Naftzger, Dr. Sheldon, and Chicago beer baron Virgil Brand were among the previous owners of the 1793 Flowing Hair, Wreath cent, S-9, with the Vine and Bars ornamentation on the edge.
Other highlights to be offered from the Cardinal Collection include these cents:
➤ 1794 Liberty Cap, Head of 1793 cent, S-18B, PCGS MS-64 brown, CAC.
➤ 1794 Liberty Cap, Head of 1795 cent, S-67, PCGS MS-67 red and brown.
➤ 1795 Liberty Cap, Plain Edge cent, S-78, PCGS MS-65 brown.
➤ 1797 Draped Bust, Reverse of 1797, Stems cent, PCGS MS-65 red and brown, CAC.
➤ 1801 Draped Bust, 1/100 over 1/000 cent, S-221, PCGS MS-63 red and brown.
➤ 1835 Coronet, Head of 1836 cent, Newcomb 14 (United States Copper Cents 1816-1857 by Howard Newcomb), PCGS MS-65 red and brown, CAC.
➤ 1839 Coronet, Booby Head cent, N-11, PCGS MS-66 red and brown, CAC.
Redeployment of assets
Logies said the decision was made to liquidate this segment of the Cardinal Collection now because the 94 coins to be offered have served their educational purposes for the foundation.

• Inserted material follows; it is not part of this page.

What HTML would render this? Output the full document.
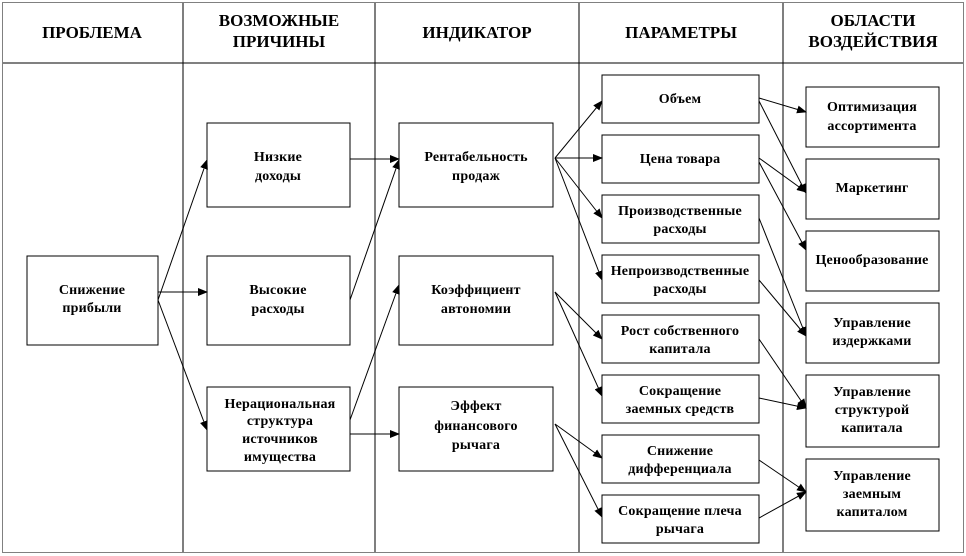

Logies said also that collectors and dealers were making significant inquiries for the material, at prices that could not be ignored.
Logies said net funds generated from the January sale will be reinvested into other collecting areas.
The 94-coin offering includes the two silver rarities, large cents by date and major variety, small cents by type, and a number of cent patterns that bridge the gap between large and small cents.
The unique 1794 Flowing Hair, Silver Plug silver dollar, to be offered in January as part of the Cardinal Collection, last sold in a private transaction for a record $7.85 million in 2010. The coin is graded PCGS Specimen 66 and stickered by Certified Acceptance Corp. as exceptional for the grade.
Graded Mint State 68 by Numismatic Guaranty Corp., the collection’s 1792 half disme is considered the finest certified example.
The 1793 Flowing Hair, Chain, AMERICA, No Periods cent is certified MS-65 brown by PCGS and stickered by CAC.
PCGS certified the 1793 Flowing Hair, Wreath, Vine and Bars cent MS-69 brown. Among its previous owners was noted large cent researcher Dr. William H. Sheldon.